Exactly the lines from the first line of the records to the line holding "plt.rcParams['font.family'] = ['Liberation" should be duplicated, and nothing more; pictures stay out.

** begin **

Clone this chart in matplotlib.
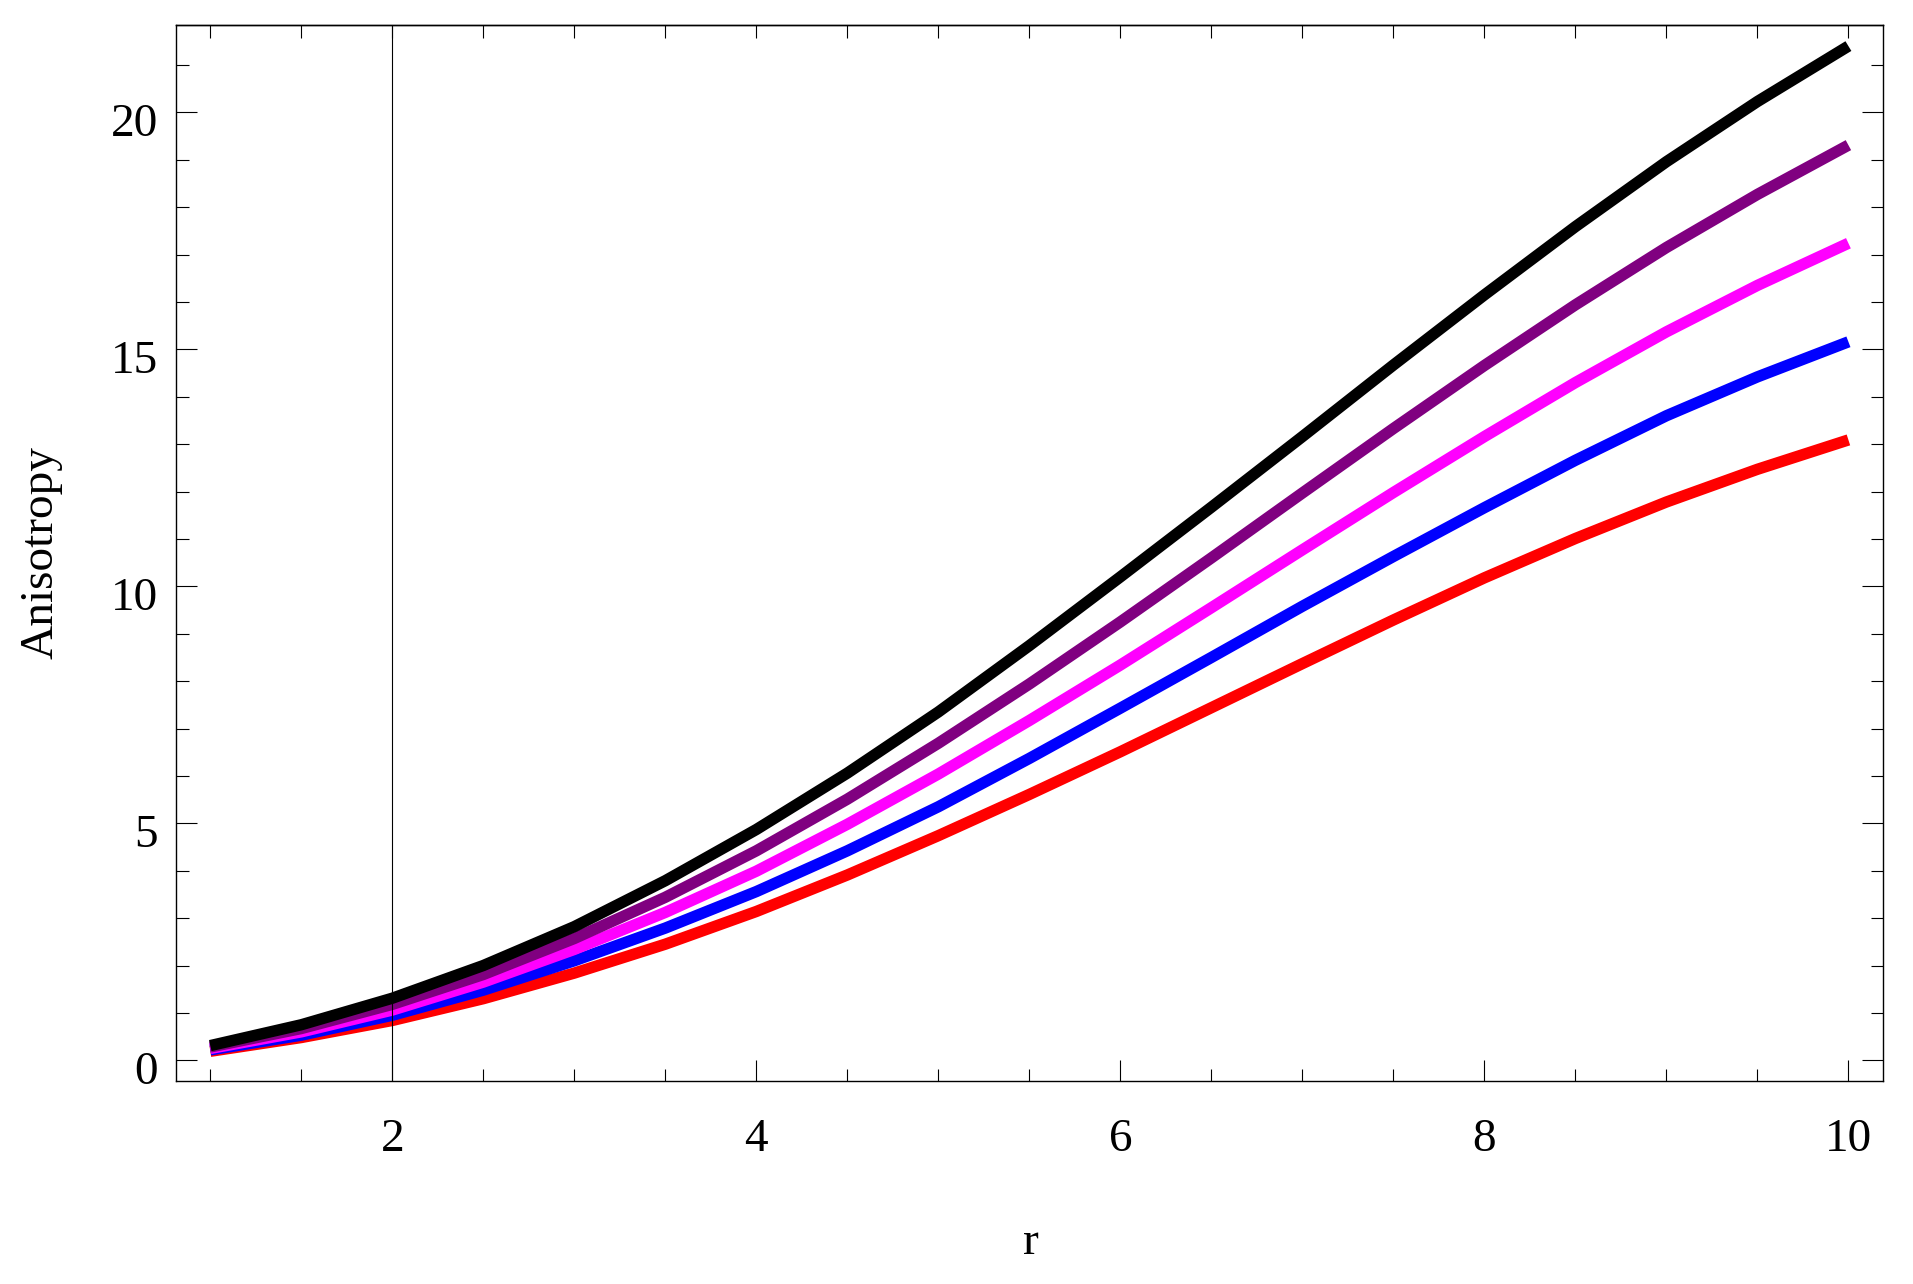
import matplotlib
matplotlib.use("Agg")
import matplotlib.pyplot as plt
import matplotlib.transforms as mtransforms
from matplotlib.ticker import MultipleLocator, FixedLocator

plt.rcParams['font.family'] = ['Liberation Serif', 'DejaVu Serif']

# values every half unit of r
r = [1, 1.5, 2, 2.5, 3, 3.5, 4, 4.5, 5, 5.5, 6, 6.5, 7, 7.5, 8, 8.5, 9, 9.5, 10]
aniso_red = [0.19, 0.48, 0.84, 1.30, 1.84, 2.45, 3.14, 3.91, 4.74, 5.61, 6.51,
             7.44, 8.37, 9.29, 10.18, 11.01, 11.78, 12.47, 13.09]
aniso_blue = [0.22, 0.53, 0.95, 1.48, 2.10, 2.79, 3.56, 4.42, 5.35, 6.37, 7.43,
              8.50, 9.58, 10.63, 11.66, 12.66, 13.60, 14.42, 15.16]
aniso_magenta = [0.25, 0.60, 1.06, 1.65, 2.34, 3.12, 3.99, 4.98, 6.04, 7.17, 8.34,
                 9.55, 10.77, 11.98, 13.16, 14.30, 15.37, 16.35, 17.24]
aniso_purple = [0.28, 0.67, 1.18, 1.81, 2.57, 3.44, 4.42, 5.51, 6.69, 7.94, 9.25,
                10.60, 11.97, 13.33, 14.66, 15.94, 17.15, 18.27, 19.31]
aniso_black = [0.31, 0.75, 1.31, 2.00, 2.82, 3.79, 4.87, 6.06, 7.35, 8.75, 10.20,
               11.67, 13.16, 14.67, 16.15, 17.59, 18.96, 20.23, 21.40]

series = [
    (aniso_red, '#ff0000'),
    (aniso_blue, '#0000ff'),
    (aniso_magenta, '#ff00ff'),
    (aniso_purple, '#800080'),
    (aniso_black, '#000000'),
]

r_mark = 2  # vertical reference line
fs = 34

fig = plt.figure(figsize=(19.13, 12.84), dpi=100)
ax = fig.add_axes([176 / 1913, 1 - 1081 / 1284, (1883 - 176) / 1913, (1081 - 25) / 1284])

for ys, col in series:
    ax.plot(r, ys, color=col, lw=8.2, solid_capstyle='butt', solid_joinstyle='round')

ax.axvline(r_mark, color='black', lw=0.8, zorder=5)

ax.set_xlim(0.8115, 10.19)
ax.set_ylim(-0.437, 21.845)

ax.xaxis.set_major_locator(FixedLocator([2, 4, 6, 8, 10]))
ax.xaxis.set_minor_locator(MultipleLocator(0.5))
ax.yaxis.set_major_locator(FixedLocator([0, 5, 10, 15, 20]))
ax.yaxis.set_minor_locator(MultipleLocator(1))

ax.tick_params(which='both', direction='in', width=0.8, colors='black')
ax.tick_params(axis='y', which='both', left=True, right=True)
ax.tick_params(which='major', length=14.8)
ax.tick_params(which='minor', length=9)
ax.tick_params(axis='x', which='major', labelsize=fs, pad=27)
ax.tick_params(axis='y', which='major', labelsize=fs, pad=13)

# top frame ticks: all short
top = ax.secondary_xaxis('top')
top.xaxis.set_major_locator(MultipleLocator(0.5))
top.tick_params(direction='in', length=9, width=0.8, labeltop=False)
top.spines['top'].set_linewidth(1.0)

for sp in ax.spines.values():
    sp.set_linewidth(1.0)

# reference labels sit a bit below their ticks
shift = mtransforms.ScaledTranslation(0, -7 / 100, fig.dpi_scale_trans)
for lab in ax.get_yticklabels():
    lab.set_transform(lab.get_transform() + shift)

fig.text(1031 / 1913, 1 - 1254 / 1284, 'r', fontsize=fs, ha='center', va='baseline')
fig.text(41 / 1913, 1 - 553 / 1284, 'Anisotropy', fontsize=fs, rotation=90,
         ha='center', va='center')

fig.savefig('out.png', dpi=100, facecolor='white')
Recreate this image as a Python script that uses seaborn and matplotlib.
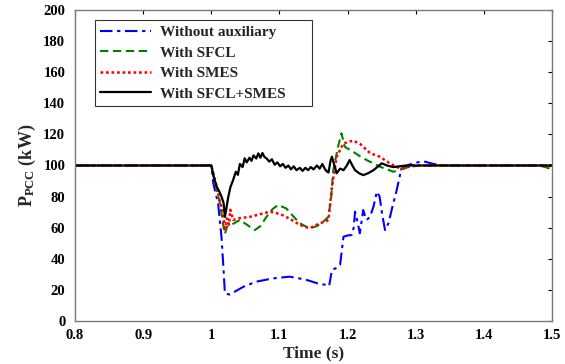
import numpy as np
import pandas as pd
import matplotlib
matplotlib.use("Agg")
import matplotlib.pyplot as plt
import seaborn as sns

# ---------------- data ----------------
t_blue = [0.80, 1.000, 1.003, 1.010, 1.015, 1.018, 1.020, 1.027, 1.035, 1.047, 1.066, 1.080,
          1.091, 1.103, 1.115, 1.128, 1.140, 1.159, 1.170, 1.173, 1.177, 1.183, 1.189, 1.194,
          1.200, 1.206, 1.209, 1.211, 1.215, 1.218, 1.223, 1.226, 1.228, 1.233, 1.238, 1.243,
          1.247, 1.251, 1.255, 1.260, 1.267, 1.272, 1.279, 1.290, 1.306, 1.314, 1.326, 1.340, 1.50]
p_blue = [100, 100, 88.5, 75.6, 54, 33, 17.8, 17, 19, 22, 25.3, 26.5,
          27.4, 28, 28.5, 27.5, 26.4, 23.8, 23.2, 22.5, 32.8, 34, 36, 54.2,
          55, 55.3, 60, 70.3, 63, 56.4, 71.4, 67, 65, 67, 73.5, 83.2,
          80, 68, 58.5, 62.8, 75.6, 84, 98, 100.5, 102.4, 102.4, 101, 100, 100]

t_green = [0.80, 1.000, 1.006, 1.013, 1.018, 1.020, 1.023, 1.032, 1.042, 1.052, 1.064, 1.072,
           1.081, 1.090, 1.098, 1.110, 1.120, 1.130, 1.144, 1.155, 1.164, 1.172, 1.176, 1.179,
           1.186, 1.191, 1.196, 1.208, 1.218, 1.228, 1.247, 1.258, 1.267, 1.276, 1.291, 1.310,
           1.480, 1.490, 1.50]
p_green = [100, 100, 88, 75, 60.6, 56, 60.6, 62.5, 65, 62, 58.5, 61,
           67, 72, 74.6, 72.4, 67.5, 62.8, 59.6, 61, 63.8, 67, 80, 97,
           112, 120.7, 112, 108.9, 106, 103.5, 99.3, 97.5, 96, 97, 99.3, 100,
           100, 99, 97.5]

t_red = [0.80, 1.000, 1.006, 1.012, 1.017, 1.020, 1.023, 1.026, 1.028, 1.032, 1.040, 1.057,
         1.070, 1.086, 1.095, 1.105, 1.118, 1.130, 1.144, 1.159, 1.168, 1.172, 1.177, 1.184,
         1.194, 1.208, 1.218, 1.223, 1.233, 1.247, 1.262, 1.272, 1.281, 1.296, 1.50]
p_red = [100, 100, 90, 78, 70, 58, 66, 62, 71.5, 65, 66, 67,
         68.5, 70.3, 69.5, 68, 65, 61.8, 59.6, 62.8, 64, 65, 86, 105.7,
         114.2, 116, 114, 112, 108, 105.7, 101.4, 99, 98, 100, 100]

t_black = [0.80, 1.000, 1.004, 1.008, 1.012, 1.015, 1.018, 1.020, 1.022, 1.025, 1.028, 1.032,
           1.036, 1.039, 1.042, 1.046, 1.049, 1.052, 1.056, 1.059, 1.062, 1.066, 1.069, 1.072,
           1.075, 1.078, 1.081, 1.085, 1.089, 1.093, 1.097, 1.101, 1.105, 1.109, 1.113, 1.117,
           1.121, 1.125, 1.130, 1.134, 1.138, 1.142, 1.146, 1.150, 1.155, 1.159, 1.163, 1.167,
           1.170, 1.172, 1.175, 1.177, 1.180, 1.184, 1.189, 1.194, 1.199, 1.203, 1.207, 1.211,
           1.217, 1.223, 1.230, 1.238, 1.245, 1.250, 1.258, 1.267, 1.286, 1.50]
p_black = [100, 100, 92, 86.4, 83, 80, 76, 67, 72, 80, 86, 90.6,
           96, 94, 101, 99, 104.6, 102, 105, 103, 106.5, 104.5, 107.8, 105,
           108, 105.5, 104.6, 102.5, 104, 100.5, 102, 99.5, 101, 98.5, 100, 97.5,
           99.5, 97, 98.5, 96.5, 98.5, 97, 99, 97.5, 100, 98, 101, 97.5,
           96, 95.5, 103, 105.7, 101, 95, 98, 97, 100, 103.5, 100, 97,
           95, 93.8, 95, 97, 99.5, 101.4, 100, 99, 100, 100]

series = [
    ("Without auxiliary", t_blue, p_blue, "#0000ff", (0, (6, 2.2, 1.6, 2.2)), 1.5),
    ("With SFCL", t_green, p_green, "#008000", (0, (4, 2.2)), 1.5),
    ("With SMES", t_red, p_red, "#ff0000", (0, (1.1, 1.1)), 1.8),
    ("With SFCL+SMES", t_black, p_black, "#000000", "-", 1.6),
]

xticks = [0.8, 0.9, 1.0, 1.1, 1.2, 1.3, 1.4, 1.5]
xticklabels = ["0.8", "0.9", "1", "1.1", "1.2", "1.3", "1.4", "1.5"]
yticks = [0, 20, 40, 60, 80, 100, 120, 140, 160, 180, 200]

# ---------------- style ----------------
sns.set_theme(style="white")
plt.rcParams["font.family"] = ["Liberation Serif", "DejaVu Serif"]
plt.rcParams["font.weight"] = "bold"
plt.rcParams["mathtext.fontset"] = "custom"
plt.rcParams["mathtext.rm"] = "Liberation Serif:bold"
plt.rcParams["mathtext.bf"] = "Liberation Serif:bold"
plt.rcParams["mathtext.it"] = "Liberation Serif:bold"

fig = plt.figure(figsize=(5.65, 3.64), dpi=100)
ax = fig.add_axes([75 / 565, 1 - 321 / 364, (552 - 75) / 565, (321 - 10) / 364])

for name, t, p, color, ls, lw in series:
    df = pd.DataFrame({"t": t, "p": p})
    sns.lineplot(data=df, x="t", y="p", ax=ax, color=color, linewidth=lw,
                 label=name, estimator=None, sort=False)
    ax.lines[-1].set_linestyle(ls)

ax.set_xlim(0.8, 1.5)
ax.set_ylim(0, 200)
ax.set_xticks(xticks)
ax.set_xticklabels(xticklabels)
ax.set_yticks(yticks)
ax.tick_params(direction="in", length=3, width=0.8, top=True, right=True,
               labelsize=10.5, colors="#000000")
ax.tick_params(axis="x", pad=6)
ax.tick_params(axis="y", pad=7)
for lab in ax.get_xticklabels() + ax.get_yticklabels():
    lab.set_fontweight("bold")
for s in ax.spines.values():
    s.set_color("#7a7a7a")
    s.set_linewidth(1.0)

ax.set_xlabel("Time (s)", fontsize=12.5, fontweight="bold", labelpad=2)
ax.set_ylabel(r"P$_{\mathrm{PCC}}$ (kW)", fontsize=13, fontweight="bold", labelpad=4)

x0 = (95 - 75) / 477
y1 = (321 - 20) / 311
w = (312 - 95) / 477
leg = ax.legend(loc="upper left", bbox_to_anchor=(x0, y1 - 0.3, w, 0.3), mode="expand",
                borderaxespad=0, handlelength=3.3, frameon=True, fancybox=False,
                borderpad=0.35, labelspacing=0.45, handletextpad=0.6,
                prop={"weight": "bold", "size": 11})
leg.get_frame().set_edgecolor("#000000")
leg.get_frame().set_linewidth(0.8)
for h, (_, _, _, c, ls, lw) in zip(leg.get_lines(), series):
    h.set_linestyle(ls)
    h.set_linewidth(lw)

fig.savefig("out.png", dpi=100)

** end **

> [Response to this exercise]:
Clone this chart in matplotlib.
import matplotlib
matplotlib.use("Agg")
import matplotlib.pyplot as plt
import matplotlib.transforms as mtransforms
from matplotlib.ticker import MultipleLocator, FixedLocator

plt.rcParams['font.family'] = ['Liberation Serif', 'DejaVu Serif']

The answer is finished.